TO DO:
Produce a word-for-word copy of the listing below without its pictures.

* START *

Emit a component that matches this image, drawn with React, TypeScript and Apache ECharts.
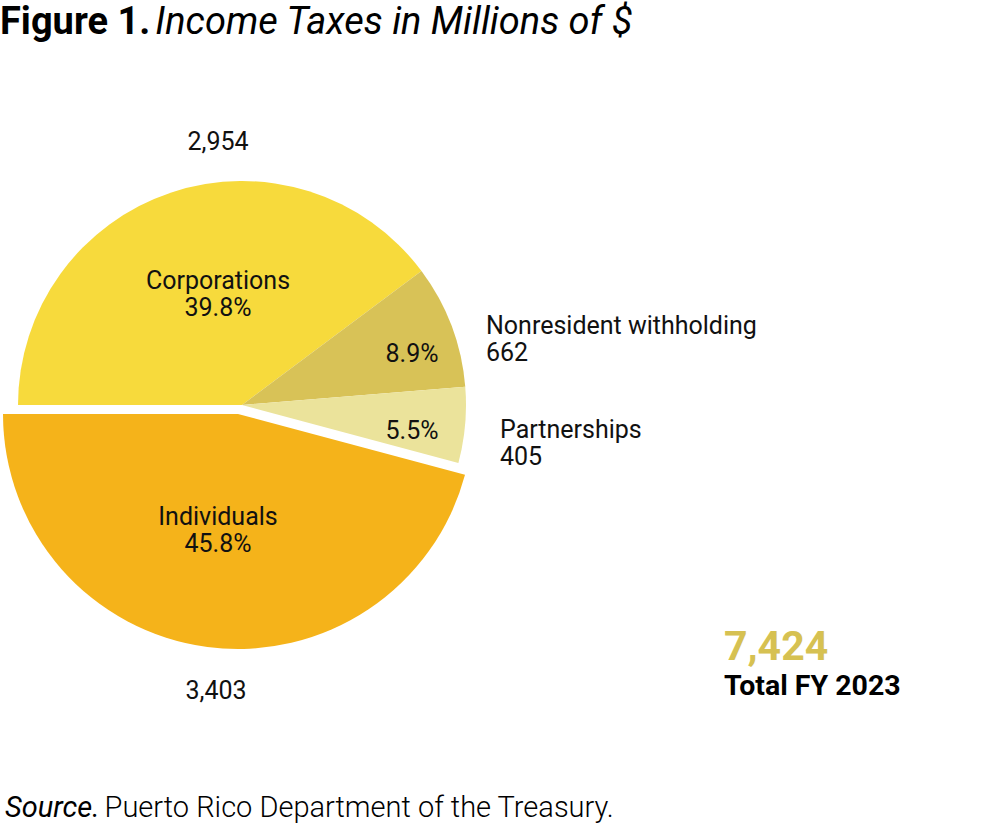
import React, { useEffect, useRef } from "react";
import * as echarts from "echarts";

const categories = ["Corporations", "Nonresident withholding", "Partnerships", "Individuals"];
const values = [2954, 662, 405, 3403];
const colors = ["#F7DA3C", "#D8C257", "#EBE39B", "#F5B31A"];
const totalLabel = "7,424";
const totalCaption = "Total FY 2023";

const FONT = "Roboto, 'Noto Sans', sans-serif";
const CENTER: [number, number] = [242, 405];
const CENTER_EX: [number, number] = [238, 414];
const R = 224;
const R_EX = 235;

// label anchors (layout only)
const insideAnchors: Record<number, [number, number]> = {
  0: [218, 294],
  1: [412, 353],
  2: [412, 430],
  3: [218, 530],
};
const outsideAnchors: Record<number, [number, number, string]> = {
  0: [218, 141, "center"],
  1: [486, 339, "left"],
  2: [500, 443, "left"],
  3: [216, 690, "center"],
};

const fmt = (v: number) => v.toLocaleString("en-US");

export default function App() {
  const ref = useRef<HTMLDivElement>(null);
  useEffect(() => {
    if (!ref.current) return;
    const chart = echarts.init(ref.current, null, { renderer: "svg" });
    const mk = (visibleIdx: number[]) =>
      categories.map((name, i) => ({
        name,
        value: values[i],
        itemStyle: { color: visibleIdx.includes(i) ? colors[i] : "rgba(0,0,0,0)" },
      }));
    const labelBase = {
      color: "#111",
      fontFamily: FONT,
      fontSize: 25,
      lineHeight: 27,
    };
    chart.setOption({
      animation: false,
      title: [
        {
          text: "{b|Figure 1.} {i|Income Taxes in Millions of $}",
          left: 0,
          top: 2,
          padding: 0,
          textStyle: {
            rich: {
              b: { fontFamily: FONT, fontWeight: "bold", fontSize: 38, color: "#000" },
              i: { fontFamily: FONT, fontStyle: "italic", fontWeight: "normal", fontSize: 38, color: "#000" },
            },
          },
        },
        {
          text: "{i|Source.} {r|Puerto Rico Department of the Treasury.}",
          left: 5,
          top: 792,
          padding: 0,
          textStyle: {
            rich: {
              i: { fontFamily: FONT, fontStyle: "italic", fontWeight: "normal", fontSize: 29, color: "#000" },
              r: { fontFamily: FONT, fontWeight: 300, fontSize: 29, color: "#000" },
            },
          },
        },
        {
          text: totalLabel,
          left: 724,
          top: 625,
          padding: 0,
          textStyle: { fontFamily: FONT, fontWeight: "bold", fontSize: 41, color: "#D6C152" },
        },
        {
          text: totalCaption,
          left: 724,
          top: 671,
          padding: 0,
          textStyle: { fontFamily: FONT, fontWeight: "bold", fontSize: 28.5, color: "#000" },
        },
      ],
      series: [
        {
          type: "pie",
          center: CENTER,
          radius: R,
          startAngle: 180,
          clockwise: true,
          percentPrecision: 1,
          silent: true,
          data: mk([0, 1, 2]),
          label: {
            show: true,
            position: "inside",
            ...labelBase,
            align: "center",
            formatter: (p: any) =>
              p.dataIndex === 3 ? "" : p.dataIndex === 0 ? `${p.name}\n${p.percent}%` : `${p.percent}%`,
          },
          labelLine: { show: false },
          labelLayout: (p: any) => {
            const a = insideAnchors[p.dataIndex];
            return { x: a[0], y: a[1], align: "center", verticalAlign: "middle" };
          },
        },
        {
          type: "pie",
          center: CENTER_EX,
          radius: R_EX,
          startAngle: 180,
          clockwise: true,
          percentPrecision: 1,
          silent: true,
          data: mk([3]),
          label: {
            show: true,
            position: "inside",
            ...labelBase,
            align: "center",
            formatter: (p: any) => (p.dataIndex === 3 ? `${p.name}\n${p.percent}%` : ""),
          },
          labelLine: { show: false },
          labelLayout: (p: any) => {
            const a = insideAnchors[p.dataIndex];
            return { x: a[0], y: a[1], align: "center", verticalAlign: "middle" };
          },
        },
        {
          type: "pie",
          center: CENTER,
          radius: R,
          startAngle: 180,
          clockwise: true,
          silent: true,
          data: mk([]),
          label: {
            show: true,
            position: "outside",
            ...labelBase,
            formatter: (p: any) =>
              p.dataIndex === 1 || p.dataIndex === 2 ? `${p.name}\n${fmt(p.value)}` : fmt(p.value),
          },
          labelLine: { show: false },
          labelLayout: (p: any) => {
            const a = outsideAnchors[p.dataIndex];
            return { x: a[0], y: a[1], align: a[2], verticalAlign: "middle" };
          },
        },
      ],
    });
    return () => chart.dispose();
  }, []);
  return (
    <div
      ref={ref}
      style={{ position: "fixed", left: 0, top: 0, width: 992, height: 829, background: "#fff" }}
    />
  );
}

* END *

SOLVED PROBLEM:
Emit a component that matches this image, drawn with React, TypeScript and Apache ECharts.
import React, { useEffect, useRef } from "react";
import * as echarts from "echarts";

const categories = ["Corporations", "Nonresident withholding", "Partnerships", "Individuals"];
const values = [2954, 662, 405, 3403];
const colors = ["#F7DA3C", "#D8C257", "#EBE39B", "#F5B31A"];
const totalLabel = "7,424";
const totalCaption = "Total FY 2023";

const FONT = "Roboto, 'Noto Sans', sans-serif";
const CENTER: [number, number] = [242, 405];
const CENTER_EX: [number, number] = [238, 414];
const R = 224;
const R_EX = 235;

// label anchors (layout only)
const insideAnchors: Record<number, [number, number]> = {
  0: [218, 294],
  1: [412, 353],
  2: [412, 430],
  3: [218, 530],
};
const outsideAnchors: Record<number, [number, number, string]> = {
  0: [218, 141, "center"],
  1: [486, 339, "left"],
  2: [500, 443, "left"],
  3: [216, 690, "center"],
};

const fmt = (v: number) => v.toLocaleString("en-US");

export default function App() {
  const ref = useRef<HTMLDivElement>(null);
  useEffect(() => {
    if (!ref.current) return;
    const chart = echarts.init(ref.current, null, { renderer: "svg" });
    const mk = (visibleIdx: number[]) =>
      categories.map((name, i) => ({
        name,
        value: values[i],
        itemStyle: { color: visibleIdx.includes(i) ? colors[i] : "rgba(0,0,0,0)" },
      }));
    const labelBase = {
      color: "#111",
      fontFamily: FONT,
      fontSize: 25,
      lineHeight: 27,
    };
    chart.setOption({
      animation: false,
      title: [
        {
          text: "{b|Figure 1.} {i|Income Taxes in Millions of $}",
          left: 0,
          top: 2,
          padding: 0,
          textStyle: {
            rich: {
              b: { fontFamily: FONT, fontWeight: "bold", fontSize: 38, color: "#000" },
              i: { fontFamily: FONT, fontStyle: "italic", fontWeight: "normal", fontSize: 38, color: "#000" },
            },
          },
        },
        {
          text: "{i|Source.} {r|Puerto Rico Department of the Treasury.}",
          left: 5,
          top: 792,
          padding: 0,
          textStyle: {
            rich: {
              i: { fontFamily: FONT, fontStyle: "italic", fontWeight: "normal", fontSize: 29, color: "#000" },
              r: { fontFamily: FONT, fontWeight: 300, fontSize: 29, color: "#000" },
            },
          },
        },
        {
          text: totalLabel,
          left: 724,
          top: 625,
          padding: 0,
          textStyle: { fontFamily: FONT, fontWeight: "bold", fontSize: 41, color: "#D6C152" },
        },
        {
          text: totalCaption,
          left: 724,
          top: 671,
          padding: 0,
          textStyle: { fontFamily: FONT, fontWeight: "bold", fontSize: 28.5, color: "#000" },
        },
      ],
      series: [
        {
          type: "pie",
          center: CENTER,
          radius: R,
          startAngle: 180,
          clockwise: true,
          percentPrecision: 1,
          silent: true,
          data: mk([0, 1, 2]),
          label: {
            show: true,
            position: "inside",
            ...labelBase,
            align: "center",
            formatter: (p: any) =>
              p.dataIndex === 3 ? "" : p.dataIndex === 0 ? `${p.name}\n${p.percent}%` : `${p.percent}%`,
          },
          labelLine: { show: false },
          labelLayout: (p: any) => {
            const a = insideAnchors[p.dataIndex];
            return { x: a[0], y: a[1], align: "center", verticalAlign: "middle" };
          },
        },
        {
          type: "pie",
          center: CENTER_EX,
          radius: R_EX,
          startAngle: 180,
          clockwise: true,
          percentPrecision: 1,
          silent: true,
          data: mk([3]),
          label: {
            show: true,
            position: "inside",
            ...labelBase,
            align: "center",
            formatter: (p: any) => (p.dataIndex === 3 ? `${p.name}\n${p.percent}%` : ""),
          },
          labelLine: { show: false },
          labelLayout: (p: any) => {
            const a = insideAnchors[p.dataIndex];
            return { x: a[0], y: a[1], align: "center", verticalAlign: "middle" };
          },
        },
        {
          type: "pie",
          center: CENTER,
          radius: R,
          startAngle: 180,
          clockwise: true,
          silent: true,
          data: mk([]),
          label: {
            show: true,
            position: "outside",
            ...labelBase,
            formatter: (p: any) =>
              p.dataIndex === 1 || p.dataIndex === 2 ? `${p.name}\n${fmt(p.value)}` : fmt(p.value),
          },
          labelLine: { show: false },
          labelLayout: (p: any) => {
            const a = outsideAnchors[p.dataIndex];
            return { x: a[0], y: a[1], align: a[2], verticalAlign: "middle" };
          },
        },
      ],
    });
    return () => chart.dispose();
  }, []);
  return (
    <div
      ref={ref}
      style={{ position: "fixed", left: 0, top: 0, width: 992, height: 829, background: "#fff" }}
    />
  );
}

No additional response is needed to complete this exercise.